Charts and diagrams as code:
——————
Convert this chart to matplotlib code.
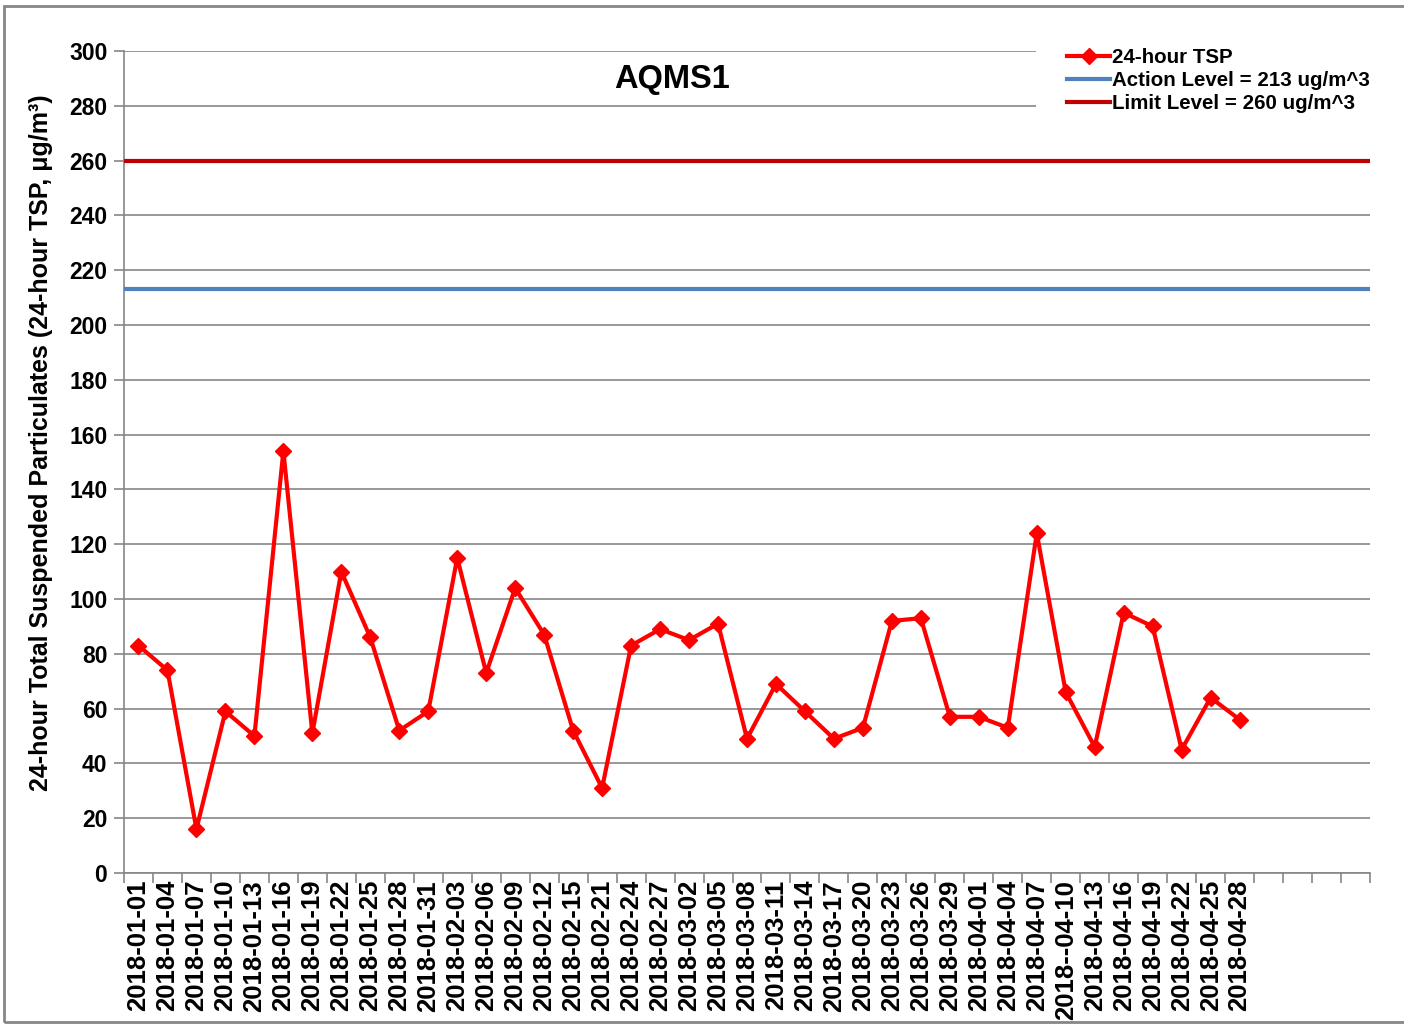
import matplotlib
matplotlib.use("Agg")
import matplotlib.pyplot as plt
from matplotlib.patches import Rectangle
import numpy as np

plt.rcParams['font.family'] = ['Liberation Sans', 'DejaVu Sans']
plt.rcParams['font.weight'] = 'bold'

# sampling dates (as printed on the chart)
dates = ["2018-01-01", "2018-01-04", "2018-01-07", "2018-01-10", "2018-01-13",
         "2018-01-16", "2018-01-19", "2018-01-22", "2018-01-25", "2018-01-28",
         "2018-01-31", "2018-02-03", "2018-02-06", "2018-02-09", "2018-02-12",
         "2018-02-15", "2018-02-21", "2018-02-24", "2018-02-27", "2018-03-02",
         "2018-03-05", "2018-03-08", "2018-03-11", "2018-03-14", "2018-03-17",
         "2018-03-20", "2018-03-23", "2018-03-26", "2018-03-29", "2018-04-01",
         "2018-04-04", "2018-04-07", "2018--04-10", "2018-04-13", "2018-04-16",
         "2018-04-19", "2018-04-22", "2018-04-25", "2018-04-28"]
tsp = [83, 74, 16, 59, 50, 154, 51, 110, 86, 52,
       59, 115, 73, 104, 87, 52, 31, 83, 89, 85,
       91, 49, 69, 59, 49, 53, 92, 93, 57, 57,
       53, 124, 66, 46, 95, 90, 45, 64, 56]
action_level = 213
limit_level = 260
n_slots = 43  # category axis has 4 empty slots at the end

fig = plt.figure(figsize=(14.04, 10.25), dpi=100)
ax = fig.add_axes([124/1404, 1 - 873/1025, (1370-124)/1404, (873-51)/1025])

x = np.arange(len(tsp))
grey = '#868686'

ax.axhline(limit_level, color='#C00000', lw=3, zorder=3)
ax.axhline(action_level, color='#4F81BD', lw=3, zorder=3)
l1, = ax.plot(x, tsp, color='#FF0000', lw=3, marker='D', ms=8.5, zorder=4)
l2, = ax.plot([], [], color='#4F81BD', lw=3)
l3, = ax.plot([], [], color='#C00000', lw=3)

ax.set_xlim(-0.5, n_slots - 0.5)
ax.set_ylim(0, 300)
ax.set_yticks(np.arange(0, 301, 20))
ax.yaxis.grid(True, color=grey, lw=1.2)
ax.set_axisbelow(True)

ax.set_xticks(x)
ax.set_xticklabels(dates, rotation=90, fontsize=18.5, fontweight='bold')
ax.set_xticks(np.arange(-0.5, n_slots), minor=True)
ax.tick_params(axis='x', which='major', length=0, pad=5)
ax.tick_params(axis='x', which='minor', length=7, color=grey, width=1.2)
ax.tick_params(axis='y', length=7, color=grey, width=1.2, labelsize=16.5, pad=5)
for lab in ax.get_yticklabels():
    lab.set_fontweight('bold')

for s in ['top', 'right']:
    ax.spines[s].set_visible(False)
for s in ['left', 'bottom']:
    ax.spines[s].set_color(grey)
    ax.spines[s].set_linewidth(1.2)

ax.set_ylabel("24-hour Total Suspended Particulates (24-hour TSP, μg/m³)",
              fontsize=18, fontweight='bold', labelpad=2)
ax.yaxis.set_label_coords(-0.057, 0.524)
ax.text(0.44, 0.965, "AQMS1", transform=ax.transAxes, ha='center', va='center',
        fontsize=23.5, fontweight='bold')

leg = ax.legend([l1, l2, l3],
                ["24-hour TSP", "Action Level = 213 ug/m^3", "Limit Level = 260 ug/m^3"],
                loc='upper right', bbox_to_anchor=(1.025, 1.041), fontsize=14.8,
                frameon=True, fancybox=False, edgecolor='none', facecolor='white',
                framealpha=1, handlelength=2.1, handletextpad=0.1,
                labelspacing=0.2, borderpad=1.5, borderaxespad=0)
for t in leg.get_texts():
    t.set_fontweight('bold')
leg.set_zorder(5)

fig.patches.append(Rectangle((4/1404, 1 - 1022/1025), 1.1, (1022-6)/1025,
                             transform=fig.transFigure, fill=False,
                             edgecolor=grey, lw=2, clip_on=False))

fig.savefig("out.png", dpi=100)
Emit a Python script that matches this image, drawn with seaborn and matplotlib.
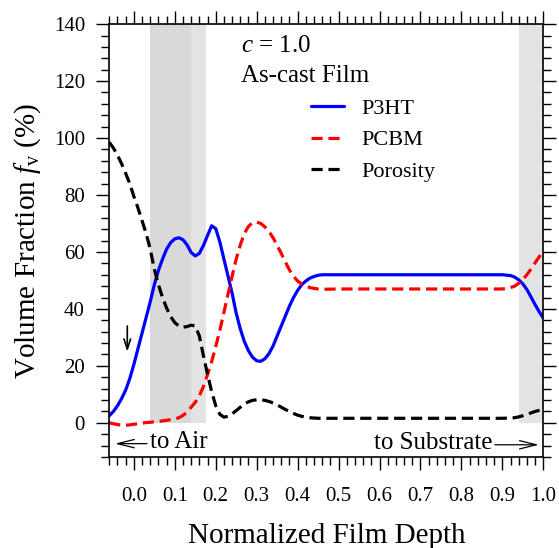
——————
Short exercise: Retype the records above word for word, from their first line through the line containing "import numpy as np", and leave out every picture.

Final answer:
Convert this chart to matplotlib code.
import matplotlib
matplotlib.use("Agg")
import matplotlib.pyplot as plt
from matplotlib.patches import Rectangle
import numpy as np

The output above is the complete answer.